New technologies and new philosophies
And that is the thought that provoked the longer piece I’m working on: the change in technology has to drive a change in philosophy. We’ve moved on from the ideal (often only an ideal) of an integrated Enterprise Data Warehouse to a federation of different technologies addressing different use cases and categories of use cases. Gartner has called this the Logical Data Warehouse. IBM has kept the name and redefined, or at least evolved, the meaning.
What I think it means is that we’ve moved away from a data-driven view of the warehouse (or whatever it’s called now) to a use case driven approach. That means a proliferation of use case-specific architectures and a danger of data-silos all across the enterprise. IBM’s vision is about addressing this from the technology perspective: what data is stored in which virtual or tin boxes and where?

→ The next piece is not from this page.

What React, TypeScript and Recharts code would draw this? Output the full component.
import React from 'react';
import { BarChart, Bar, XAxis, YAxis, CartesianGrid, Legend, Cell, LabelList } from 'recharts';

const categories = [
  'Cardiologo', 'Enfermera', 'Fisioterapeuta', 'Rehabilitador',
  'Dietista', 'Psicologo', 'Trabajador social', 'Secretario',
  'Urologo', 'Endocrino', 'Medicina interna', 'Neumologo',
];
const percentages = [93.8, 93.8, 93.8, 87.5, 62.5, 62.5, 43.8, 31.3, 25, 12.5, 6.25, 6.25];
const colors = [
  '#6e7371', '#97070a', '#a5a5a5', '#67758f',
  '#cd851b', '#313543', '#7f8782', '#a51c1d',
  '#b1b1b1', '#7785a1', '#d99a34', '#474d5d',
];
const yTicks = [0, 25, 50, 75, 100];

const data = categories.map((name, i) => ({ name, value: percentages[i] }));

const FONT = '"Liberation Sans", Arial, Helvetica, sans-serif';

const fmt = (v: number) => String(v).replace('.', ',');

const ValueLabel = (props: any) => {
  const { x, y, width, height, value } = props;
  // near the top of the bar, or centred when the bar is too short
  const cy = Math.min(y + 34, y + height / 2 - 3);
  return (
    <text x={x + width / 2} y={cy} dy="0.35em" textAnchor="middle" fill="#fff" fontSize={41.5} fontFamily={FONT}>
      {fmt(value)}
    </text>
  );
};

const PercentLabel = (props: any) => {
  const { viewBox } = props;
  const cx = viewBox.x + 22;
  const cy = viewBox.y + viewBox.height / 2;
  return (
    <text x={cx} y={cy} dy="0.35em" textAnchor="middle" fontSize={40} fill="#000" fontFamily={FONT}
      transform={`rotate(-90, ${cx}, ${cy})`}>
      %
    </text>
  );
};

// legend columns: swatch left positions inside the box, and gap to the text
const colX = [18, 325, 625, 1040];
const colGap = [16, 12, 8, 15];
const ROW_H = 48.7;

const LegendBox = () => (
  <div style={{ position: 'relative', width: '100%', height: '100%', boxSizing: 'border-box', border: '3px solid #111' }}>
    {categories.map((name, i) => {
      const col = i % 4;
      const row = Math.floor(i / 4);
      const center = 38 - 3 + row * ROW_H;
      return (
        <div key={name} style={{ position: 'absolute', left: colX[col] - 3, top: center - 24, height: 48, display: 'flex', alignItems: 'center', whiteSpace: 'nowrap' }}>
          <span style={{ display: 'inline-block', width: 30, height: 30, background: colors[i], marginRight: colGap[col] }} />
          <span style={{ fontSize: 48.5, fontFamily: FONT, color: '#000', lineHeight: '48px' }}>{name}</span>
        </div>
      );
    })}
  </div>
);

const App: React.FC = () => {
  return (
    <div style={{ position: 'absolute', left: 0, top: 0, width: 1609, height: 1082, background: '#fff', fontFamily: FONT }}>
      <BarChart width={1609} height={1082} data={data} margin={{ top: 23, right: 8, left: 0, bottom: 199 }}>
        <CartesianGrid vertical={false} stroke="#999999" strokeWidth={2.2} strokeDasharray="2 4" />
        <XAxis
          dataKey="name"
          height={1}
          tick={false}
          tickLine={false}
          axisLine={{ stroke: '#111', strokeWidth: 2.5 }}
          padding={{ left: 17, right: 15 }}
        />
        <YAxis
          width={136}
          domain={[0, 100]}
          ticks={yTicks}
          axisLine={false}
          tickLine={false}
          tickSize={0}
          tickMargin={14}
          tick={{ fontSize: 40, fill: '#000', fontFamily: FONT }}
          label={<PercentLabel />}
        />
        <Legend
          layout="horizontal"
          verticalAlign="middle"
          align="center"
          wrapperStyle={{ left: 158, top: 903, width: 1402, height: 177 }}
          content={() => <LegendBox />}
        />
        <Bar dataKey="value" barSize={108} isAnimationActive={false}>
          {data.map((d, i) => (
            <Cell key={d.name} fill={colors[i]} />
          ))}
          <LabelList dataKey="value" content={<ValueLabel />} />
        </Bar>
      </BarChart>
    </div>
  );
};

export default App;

But I’m also interested in how we strike the right balance between freeing up teams to deliver the right solution with maximum value for their specific challenge, and optimizing across all these solutions so the enterprise gets the best return on its corporate data investment. Is there a role for the corporate architect any more? If I can demonstrate ROI for my project to my stakeholders, why is it anyone else’s business? Those are questions that will bear some further examination. And I’m on it.